Wag­ner avait le secret de la musique des­crip­tive ; il sut mon­trer un talent sou­te­nu lors­qu’il écri­vit par la suite Tris­tan et Isolde, les Maîtres Chan­teurs et enfin Par­si­fal. Mais, dès Tris­tan et Isolde, il appa­raît que le Wag­ner anar­chiste fait place à un mys­tique, avec les Maîtres Chan­teurs et Par­si­fal, à un reli­gieux. Sans négli­ger, sans oublier que le grand com­po­si­teur, dans ces trois œuvres, ne fai­blit pas (bien au contraire), nous enre­gis­trons que le pen­seur révo­lu­tion­naire dis­pa­raît avec Tris­tan et Isolde, ce qui n’en­lève rien du conte­nu et de la por­tée phi­lo­so­phiques de la Tétra­lo­gie.

De Malan­der, décé­dé en Bel­gique pen­dant l’oc­cu­pa­tion, se pré­pa­rait à faire impri­mer les Ori­gines poli­tiques, phi­lo­so­phiques et sociales de la Tétra­lo­gie de Richard Wag­ner. Il s’a­git d’une œuvre d’en­ver­gure dans laquelle l’au­teur passe en revue toutes les influences qui ont pu déter­mi­ner Wag­ner à écrire, à com­po­ser un drame révo­lu­tion­naire. Le mys­ti­cisme reli­gieux que l’on trouve dans Par­si­fal, et qui est si éloi­gné de l’es­prit de la Tétra­lo­gie, y est examiné.

Sachons gré à De Malan­der de s’être livré à un tra­vail de recherche et d’a­na­lyse extrê­me­ment aride.

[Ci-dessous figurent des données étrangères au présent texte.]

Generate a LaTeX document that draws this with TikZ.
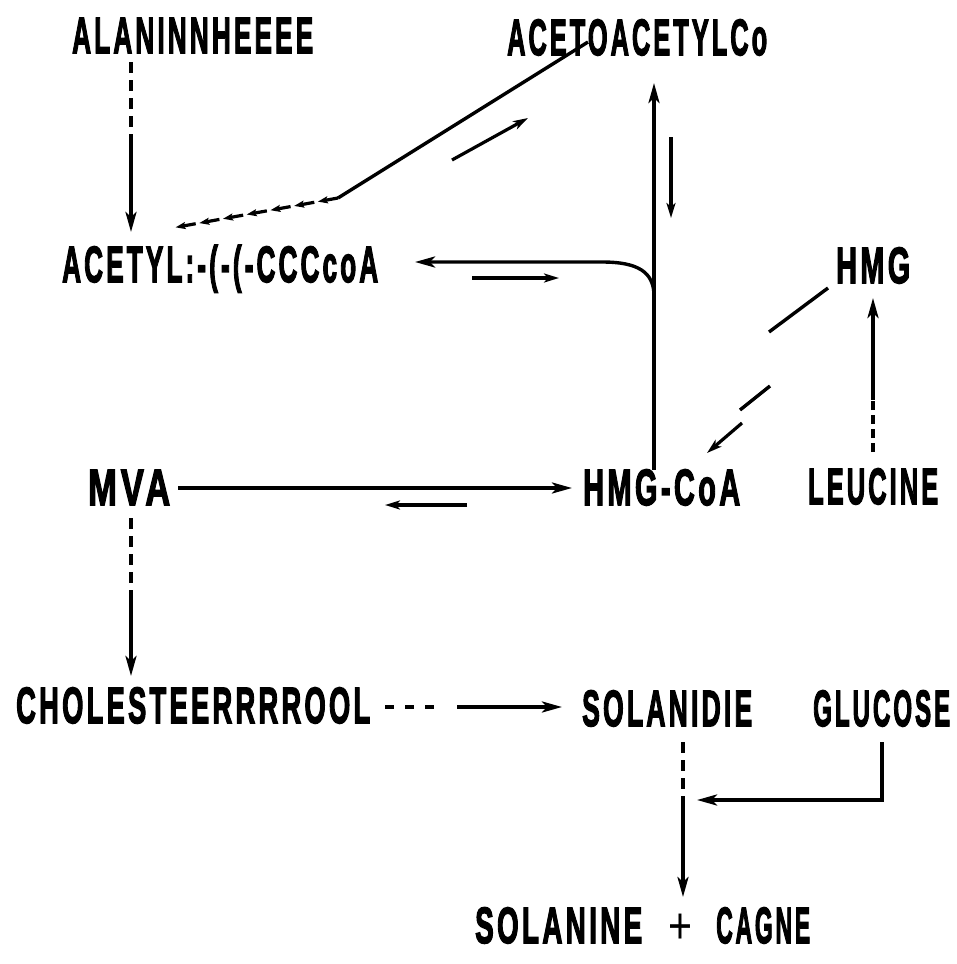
\documentclass[tikz,border=0pt]{standalone}
\usepackage{fontspec}
\setmainfont{Liberation Sans}[BoldFeatures={FakeBold=3.2,LetterSpace=12}]
\usetikzlibrary{arrows.meta,calc}
\newcommand{\fitw}[2]{\resizebox{#1}{\height}{#2}}
\tikzset{
  lbl/.style={inner sep=0pt, anchor=base west, font=\fontsize{51}{51}\selectfont\bfseries},
  ln/.style={line width=3.4pt},
  arr/.style={ln, -{Stealth[length=20pt,width=11pt,inset=5pt]}},
  dsh/.style={ln, dash pattern=on 11pt off 7pt},
  small/.style={line width=3.2pt, -{Stealth[length=15pt,width=9pt,inset=4pt]}},
  tiny/.style={line width=3.2pt, -{Stealth[length=10pt,width=7pt,inset=2pt]}}
}
\begin{document}
\begin{tikzpicture}[x=1pt,y=-1pt]
\useasboundingbox (0,0) rectangle (956,964);
% labels
\node[lbl] (ala) at (72,53) {\fitw{241pt}{ALANINNHEEEE}};
\node[lbl] (acac) at (507,55) {\fitw{260pt}{ACETOACETYLCo}};
\node[lbl] (acetyl) at (62,282) {\fitw{316pt}{ACETYL:-(-(-CCCcoA}};
\node[lbl] (hmg) at (836,283) {\fitw{74pt}{HMG}};
\node[lbl] (mva) at (88,505) {\fitw{82pt}{MVA}};
\node[lbl] (hmgcoa) at (583,505) {\fitw{157pt}{HMG-CoA}};
\node[lbl] (leu) at (808,504) {\fitw{130pt}{LEUCINE}};
\node[lbl] (chol) at (16,723) {\fitw{354pt}{CHOLESTEERRRROOL}};
\node[lbl] (solid) at (582,726) {\fitw{170pt}{SOLANIDIE}};
\node[lbl] (glu) at (813,726) {\fitw{137pt}{GLUCOSE}};
\node[lbl] (sol) at (475,943) {\fitw{167pt}{SOLANINE}\hspace{26pt}\fitw{24pt}{\mdseries +}\hspace{24pt}\fitw{94pt}{CAGNE}};
% alanine -> acetyl-CoA
\coordinate (a1) at (131,62); \coordinate (a2) at (131,135); \coordinate (a3) at (131,232);
\draw[dsh] (a1) -- (a2);
\draw[arr] (a2) -- (a3);
% acetoacetyl-CoA -> acetyl-CoA
\coordinate (b1) at (588,42); \coordinate (b2) at (338,198); \coordinate (b3) at (172,228);
\draw[ln] (b1) -- (b2);
\foreach \i in {0,...,6} {
  \draw[tiny] ($(b2)!{\i/7}!(b3)$) -- ($(b2)!{(\i+0.85)/7}!(b3)$);
}
\coordinate (b4) at (452,160); \coordinate (b5) at (528,118);
\draw[small] (b4) -- (b5);
% HMG-CoA -> acetoacetyl-CoA
\coordinate (c1) at (654,470); \coordinate (c2) at (654,83);
\draw[arr] (c1) -- (c2);
\coordinate (c5) at (671,137); \coordinate (c6) at (671,218);
\draw[small] (c5) -- (c6);
% HMG-CoA -> acetyl-CoA
\coordinate (c3) at (654,296); \coordinate (c4) at (415,262);
\draw[arr] (c3) .. controls (654,272) and (638,262) .. (602,262) -- (c4);
\coordinate (c7) at (472,278); \coordinate (c8) at (559,278);
\draw[small] (c7) -- (c8);
% HMG -> HMG-CoA
\coordinate (d1) at (828,288); \coordinate (d2) at (769,332);
\coordinate (d3) at (770,386); \coordinate (d4) at (740,410);
\coordinate (d5) at (742,423); \coordinate (d6) at (707,453);
\draw[ln] (d1) -- (d2);
\draw[ln] (d3) -- (d4);
\draw[small] (d5) -- (d6);
% leucine -> HMG
\coordinate (e1) at (873,452); \coordinate (e2) at (873,400); \coordinate (e3) at (873,298);
\draw[ln, dash pattern=on 9pt off 5pt] (e1) -- (e2);
\draw[arr] (e2) -- (e3);
% MVA <-> HMG-CoA
\coordinate (f1) at (178,488); \coordinate (f2) at (572,488);
\draw[arr] (f1) -- (f2);
\coordinate (f3) at (467,505); \coordinate (f4) at (385,505);
\draw[small] (f3) -- (f4);
% MVA -> cholesterol
\coordinate (g1) at (131,518); \coordinate (g2) at (131,600); \coordinate (g3) at (131,676);
\draw[dsh] (g1) -- (g2);
\draw[arr] (g2) -- (g3);
% cholesterol -> solanidine
\coordinate (h1) at (385,707); \coordinate (h2) at (442,707);
\coordinate (h3) at (457,707); \coordinate (h4) at (562,707);
\draw[ln, dash pattern=on 9pt off 11pt] (h1) -- (h2);
\draw[arr] (h3) -- (h4);
% solanidine -> solanine
\coordinate (i1) at (683,742); \coordinate (i2) at (683,805); \coordinate (i3) at (683,897);
\draw[dsh] (i1) -- (i2);
\draw[arr] (i2) -- (i3);
% glucose -> join
\coordinate (j1) at (882,742); \coordinate (j2) at (882,800); \coordinate (j3) at (697,800);
\draw[arr] (j1) -- (j2) -- (j3);
\end{tikzpicture}
\end{document}
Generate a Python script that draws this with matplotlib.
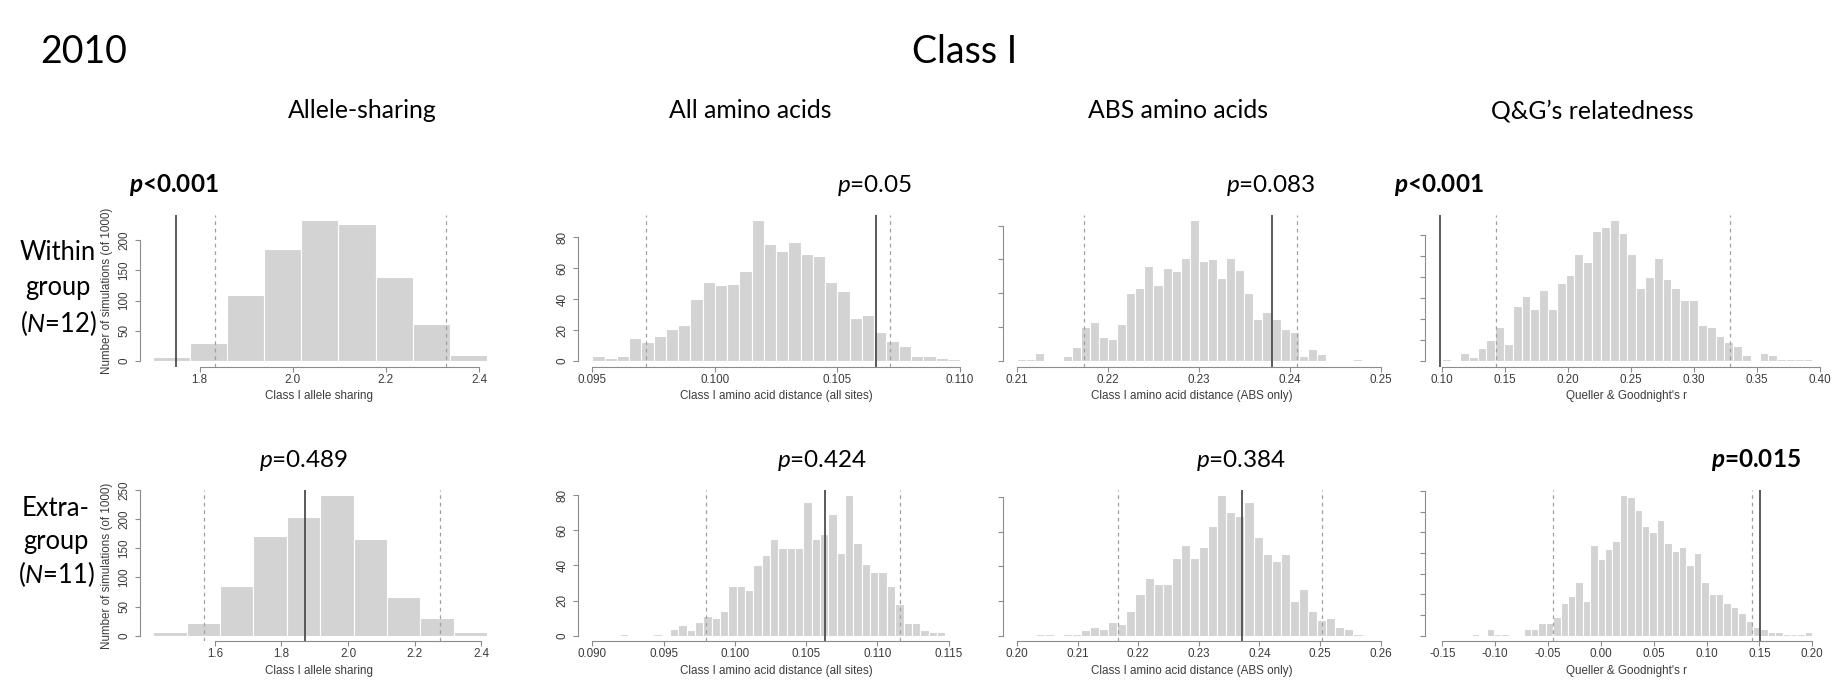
import numpy as np
import matplotlib
matplotlib.use("Agg")
import matplotlib.pyplot as plt

# ---------------- data: 1000 simulations per panel (bin counts) ----------------
# row 1: within group (N=12)
w_share_bins = (1.700, 2.417)
w_share_counts = [7, 29, 109, 185, 233, 227, 139, 62, 10]
w_share_obs, w_share_ci = 1.750, (1.833, 2.330)

w_all_bins = (0.0950, 0.1100)
w_all_counts = [3, 2, 3, 15, 12, 16, 21, 23, 40, 51, 49, 50, 58, 91, 76,
                71, 77, 69, 68, 51, 45, 28, 30, 19, 13, 10, 3, 3, 2, 1]
w_all_obs, w_all_ci = 0.10656, (0.0972, 0.10716)

w_abs_bins = (0.210, 0.248)
w_abs_counts = [1, 1, 5, 0, 0, 3, 8, 20, 23, 14, 13, 22, 40, 43, 56, 45, 55, 53, 61,
                83, 59, 60, 49, 61, 54, 40, 25, 29, 25, 19, 17, 3, 7, 4, 0, 0, 0, 1]
w_abs_obs, w_abs_ci = 0.2380, (0.2174, 0.2408)

w_qg_bins = (0.100, 0.394)
w_qg_counts = [1, 0, 4, 2, 6, 10, 16, 8, 26, 31, 25, 34, 25, 37, 41, 51, 47, 62, 64, 67, 61,
               51, 35, 40, 49, 39, 35, 29, 29, 17, 16, 12, 9, 7, 3, 0, 4, 3, 1, 1, 1, 1]
w_qg_obs, w_qg_ci = 0.0982, (0.1429, 0.3285)

# row 2: extra-group (N=11)
e_share_bins = (1.415, 2.417)
e_share_counts = [6, 22, 86, 171, 204, 241, 166, 66, 30, 6]
e_share_obs, e_share_ci = 1.871, (1.567, 2.276)

e_all_bins = (0.09194, 0.11476)
e_all_counts = [1, 0, 0, 0, 1, 0, 4, 6, 3, 8, 11, 10, 14, 28, 28, 26, 40, 46, 55, 50,
                50, 50, 76, 55, 58, 69, 47, 80, 53, 41, 36, 36, 28, 18, 7, 7, 3, 2, 2]
e_all_obs, e_all_ci = 0.10633, (0.0980, 0.1116)

e_abs_bins = (0.20304, 0.25704)
e_abs_counts = [1, 1, 0, 1, 1, 3, 5, 4, 8, 7, 14, 24, 33, 30, 30, 45, 52, 45, 51, 63,
                81, 71, 69, 77, 57, 47, 43, 47, 20, 27, 14, 9, 10, 5, 4, 1]
e_abs_obs, e_abs_ci = 0.2371, (0.2167, 0.2504)

e_qg_bins = (-0.1222, 0.2000)
e_qg_counts = [1, 0, 3, 1, 1, 0, 0, 3, 3, 6, 6, 9, 16, 19, 26, 17, 44, 37, 42, 46, 68, 67, 61,
               53, 50, 56, 45, 41, 43, 34, 40, 26, 20, 20, 16, 14, 11, 7, 4, 3, 2, 2, 1, 1, 1, 2]
e_qg_obs, e_qg_ci = 0.1505, (-0.0450, 0.1427)

# axis ticks
share_w_ticks = [1.8, 2.0, 2.2, 2.4]
share_e_ticks = [1.6, 1.8, 2.0, 2.2, 2.4]
all_w_ticks = [0.095, 0.100, 0.105, 0.110]
all_e_ticks = [0.090, 0.095, 0.100, 0.105, 0.110, 0.115]
abs_w_ticks = [0.21, 0.22, 0.23, 0.24, 0.25]
abs_e_ticks = [0.20, 0.21, 0.22, 0.23, 0.24, 0.25, 0.26]
qg_w_ticks = [0.10, 0.15, 0.20, 0.25, 0.30, 0.35, 0.40]
qg_e_ticks = [-0.15, -0.10, -0.05, 0.00, 0.05, 0.10, 0.15, 0.20]

col_titles = ["Allele-sharing", "All amino acids", "ABS amino acids", "Q&G\u2019s relatedness"]
x_labels = ["Class I allele sharing", "Class I amino acid distance (all sites)",
            "Class I amino acid distance (ABS only)", "Queller & Goodnight's r"]
p_top = ["p<0.001", "p=0.05", "p=0.083", "p<0.001"]
p_bottom = ["p=0.489", "p=0.424", "p=0.384", "p=0.015"]
p_top_bold = [True, False, False, True]
p_bottom_bold = [False, False, False, True]

# ---------------- layout ----------------
W, H = 1841, 697
plt.rcParams['font.family'] = ['Liberation Sans', 'DejaVu Sans']
plt.rcParams['mathtext.fontset'] = 'custom'
plt.rcParams['mathtext.rm'] = 'Lato'
plt.rcParams['mathtext.it'] = 'Lato:italic'
plt.rcParams['mathtext.bf'] = 'Lato:bold'
plt.rcParams['mathtext.bfit'] = 'Lato:italic:bold'

fig = plt.figure(figsize=(W / 100, H / 100), dpi=100)
fig.patch.set_facecolor('white')

col_x = [(139.7, 499.0), (577.5, 975.0), (1003.0, 1380.5), (1425.0, 1827.0)]
row_y = [(214.8, 366.6), (489.5, 641.3)]

BIG = 'Lato'


def ftext(x, y, s, **kw):
    fig.text(x / W, 1 - y / H, s, **kw)


def panel(row, col, bins, counts, obs, ci, xticks, fmt, yticks, xlim):
    x0, x1 = col_x[col]
    y0, y1 = row_y[row]
    ax = fig.add_axes([x0 / W, 1 - y1 / H, (x1 - x0) / W, (y1 - y0) / H])
    edges = np.linspace(bins[0], bins[1], len(counts) + 1)
    ax.bar(edges[:-1], counts, width=np.diff(edges), align='edge',
           color='#d3d3d3', edgecolor='white', linewidth=0.8)
    m = max(counts)
    ax.set_ylim(-0.04 * m, 1.04 * m)
    ax.set_xlim(*xlim)
    ax.axvline(obs, color='#4d4d4d', lw=1.3)
    for v in ci:
        ax.axvline(v, color='#a0a0a0', lw=0.9, ls=(0, (3, 3)))
    for s in ('top', 'right'):
        ax.spines[s].set_visible(False)
    for s in ('left', 'bottom'):
        ax.spines[s].set_color('#8c8c8c')
        ax.spines[s].set_linewidth(0.8)
    ax.spines['bottom'].set_bounds(xticks[0], xticks[-1])
    ax.spines['left'].set_bounds(yticks[0], yticks[-1])
    ax.set_xticks(xticks)
    ax.set_xticklabels([fmt % t for t in xticks])
    ax.set_yticks(yticks)
    if col < 2:
        ax.set_yticklabels([str(t) for t in yticks], rotation=90, va='center')
    else:
        ax.set_yticklabels([])
    ax.tick_params(length=3.6, width=0.8, color='#8c8c8c', labelcolor='#3c3c3c', labelsize=8.4)
    ax.tick_params(axis='x', pad=1.5)
    ax.tick_params(axis='y', pad=3)
    ax.set_xlabel(x_labels[col], fontsize=8.4, color='#3c3c3c', labelpad=3)
    if col == 0:
        ax.set_ylabel("Number of simulations (of 1000)", fontsize=8.4, color='#3c3c3c', labelpad=3.7)
    ax.patch.set_alpha(0)
    return ax


panel(0, 0, w_share_bins, w_share_counts, w_share_obs, w_share_ci, share_w_ticks, '%.1f',
      [0, 50, 100, 150, 200], (1.6716, 2.443))
panel(0, 1, w_all_bins, w_all_counts, w_all_obs, w_all_ci, all_w_ticks, '%.3f',
      [0, 20, 40, 60, 80], (0.094396, 0.11061))
panel(0, 2, w_abs_bins, w_abs_counts, w_abs_obs, w_abs_ci, abs_w_ticks, '%.2f',
      [0, 20, 40, 60, 80], (0.20844, 0.24951))
panel(0, 3, w_qg_bins, w_qg_counts, w_qg_obs, w_qg_ci, qg_w_ticks, '%.2f',
      [0, 10, 20, 30, 40, 50, 60], (0.08626, 0.40556))

panel(1, 0, e_share_bins, e_share_counts, e_share_obs, e_share_ci, share_e_ticks, '%.1f',
      [0, 50, 100, 150, 200, 250], (1.3747, 2.4527))
panel(1, 1, e_all_bins, e_all_counts, e_all_obs, e_all_ci, all_e_ticks, '%.3f',
      [0, 20, 40, 60, 80], (0.088962, 0.11685))
panel(1, 2, e_abs_bins, e_abs_counts, e_abs_obs, e_abs_ci, abs_e_ticks, '%.2f',
      [0, 20, 40, 60, 80], (0.19767, 0.25915))
panel(1, 3, e_qg_bins, e_qg_counts, e_qg_obs, e_qg_ci, qg_e_ticks, '%.2f',
      [0, 10, 20, 30, 40, 50, 60, 70], (-0.16637, 0.21392))

# ---------------- headings ----------------
ftext(40, 63, "2010", family=BIG, fontsize=27, va='baseline', ha='left')
ftext(965, 63, "Class I", family=BIG, fontsize=27, va='baseline', ha='center')
for x, t in zip([362, 750, 1178, 1592], col_titles):
    ftext(x, 118, t, family=BIG, fontsize=17.8, va='baseline', ha='center')


def ptext(x, y, s, bold):
    if bold:
        s = r'$\mathbfit{p}$' + s[1:]
        ftext(x, y, s, family=BIG, fontsize=17.5, fontweight='bold', va='baseline', ha='center')
    else:
        s = r'$\mathit{p}$' + s[1:]
        ftext(x, y, s, family=BIG, fontsize=17.5, va='baseline', ha='center')


for x, s, b in zip([174, 875, 1271, 1439], p_top, p_top_bold):
    ptext(x, 192, s, b)
for x, s, b in zip([304, 822, 1241, 1756], p_bottom, p_bottom_bold):
    ptext(x, 467, s, b)

# row labels
for y, s in zip([260, 295, 332], ["Within", "group", r"($\mathit{N}$=12)"]):
    ftext(58, y, s, family=BIG, fontsize=18.4, va='baseline', ha='center')
for y, s in zip([516, 549, 583], ["Extra-", "group", r"($\mathit{N}$=11)"]):
    ftext(56, y, s, family=BIG, fontsize=18.4, va='baseline', ha='center')

fig.savefig("out.png", dpi=100, facecolor='white')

Sont prises en consi­dé­ra­tion, dans son étude, toutes les écoles poli­tiques et phi­lo­so­phiques d’une époque. Fré­dé­ric Nietzsche, qui fut le pre­mier secré­taire de Wag­ner (et qui écri­vit Le cas Wag­ner), y est mis en cause.

Dès que les cir­cons­tances le per­met­tront, nous ferons édi­ter nous-mêmes ces Ori­gines de la Tétra­lo­gie. Ce sera la plus belle preuve du prix que nous atta­chons à un ouvrage dont l’a­nar­chisme doit savoir récol­ter tous les fruits.

* * *

Pour ce qui est de l’œuvre musi­cale de Wag­ner, qu’on ne vienne pas nous dire qu’elle n’est pas à la por­tée de tous ! Ce lan­gage est celui des snobs ou de ceux dont l’in­dif­fé­rence est la consé­quence d’une cer­taine paresse d’esprit.

Certes, cette musique ne peut être jouée que dans les grands centres, car son exé­cu­tion néces­site des orchestres extrê­me­ment nour­ris. Mais, bien qu’elle ne soit pas, évi­dem­ment, d’un abord aus­si facile que la musique « qui veut plaire » (genre Mas­se­net), elle demeure acces­sible à tout être sen­sible à ce qui est beau.

P. S. — Le livre le plus com­plet écrit sur Wag­ner est celui de M. Lich­ten­ber­ger (Librai­rie Alcan).